Saudi Arabia hooked on solar power as oil antidote
The National Staff | January 25, 2010
The Al Zour substation in Kuwait, one of the key links in the proprosed GCC electricity grid.
Courtesy: GCC Interconnection Authority
Saudi Arabia feels threatened by the hot air on climate change emanating from "certain" industrialised countries, and is planning a major push to develop solar-powered electricity.
Claiming that international talks on global carbon emissions were stacked against oil producers while letting subsidised coal producers off the hook, the kingdom's top climate negotiator, Mohammed al Sabban, said the discussions posed a "scary" threat to the Saudi economy.
I can just imagine the ironic chorus of "Cry me a river" that must be rising from the presumably solar- and wind-powered offices of any western environmental lobby groups that have stumbled across this news. Nonetheless, Mr al Sabban has a valid point.
No one has submitted a "burden-sharing agreement" providing equitable treatment to oil exporters and consumers, he said, according to various news agencies.
"Oil is being singled out," Reuters reported him as saying. "We all know that oil is already heavily taxed while coal is enjoying subsidies ... (but) coal is producing more pollution than oil."
"If we are sincere about protecting the climate, we need to adjust that," he added. "Whenever we talk about carbon tax it simply results in a simple gasoline tax, and that adds burden on oil and adds on uncertainties on future demand for oil."
"If any energy product should be hit hard, it should be coal," Mr al Sabban concluded.
While complaining that the kingdom was being unfairly targetted over of its oil production, he also said Saudi Arabia was planning to export solar power and would eschew nuclear energy.
"We are ruling out nuclear energy for now," Mr al Sabban told Bloomberg. "We are joining the International Renewable Energy Agency (IRENA) and we will focus on solar energy as a renewable."
He said the kingdom was investing heavily in solar power.
Helene Pelosse, the secretary general of IRENA, meanwhile, is on record as opposing nuclear development.
If Mr al Sabban's solar investment claim is on target, then Saudi Arabia is charting a significantly different path from its neigbour, the United Arab Emirates, which has launched a civilian nuclear power programme and last month awarded a US$20 billion (Dh73.4bn) contract to a South Korean consortium to build the nation's first four reactors by 2020.
The UAE, which hosts the IRENA secretariat, is developing solar power in a measured way, and so far has no plans to become a net electricity exporter. The Government has announced a plan to require the power sector to generate 7 per cent of the nation's electricity from renewable energy by 2020.

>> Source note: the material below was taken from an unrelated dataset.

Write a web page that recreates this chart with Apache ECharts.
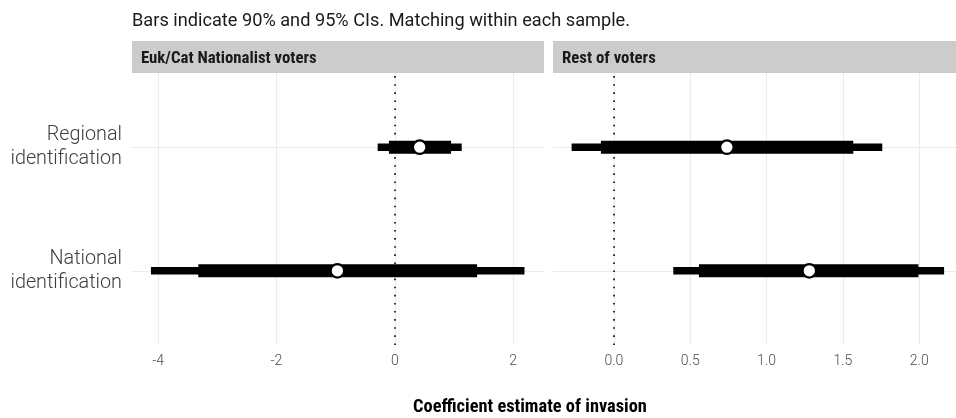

At the same time, the individual emirates are doing little to dismantle bureaucratic barriers that prevent private owners of small-scale solar installations from selling power to the regional electricity grid or, in most cases, even connecting their panels to the grid. That could make the federation's modest renewable energy target hard to achieve.
Whether Saudi Arabia is in any better position to deliver on its electricity export scheme is also debatable. So far, its investments in solar plants have been small, with the biggest project completed to date being a 2 megawatt solar array at King Abdullah University of Science and Technology, which might provide enough power for the medium-sized institution during daylight hours.
In November, however, the Bahrain-based First Energy Bank struck a deal with a local partner to build a $1bn polysilicon plant in the kingdom to supply manufacturers of solar panels.
This week, Saudi Arabia's King Abdulaziz College of Science and Technology announced the first phase of a national drive to develop solar powered water desalination. The ambitious project would use nanotechnology developed at the college.
Nevertheless, with construction of a 100 megawatt solar project soon to start, the UAE is well positioned to beat Saudi Arabia to the punch as the first Gulf country to develop a utility-scale renewable power plant.
It will be interesting to see if either country succeeds in developing the reliable cross-border grid hook-ups that are needed for any state to provide back-up power to a stricken neighbour, let alone long-term exports.
The first interconnections aimed at creating a GCC grid were tested last month, linking the national power grids of Saudi Arabia, Kuwait, Qatar and Bahrain. The UAE and Oman are scheduled to link their grids next year, as a precursor to a comprehensive regional hook-up in 2012.
If that project succeeds, it would vastly improve the GCC's unimpressive track record on regional energy co-operation. So far, the only cross-border energy project to bear fruit in the Gulf region has been the undersea pipeline exporting gas from Qatar to Abu Dhabi.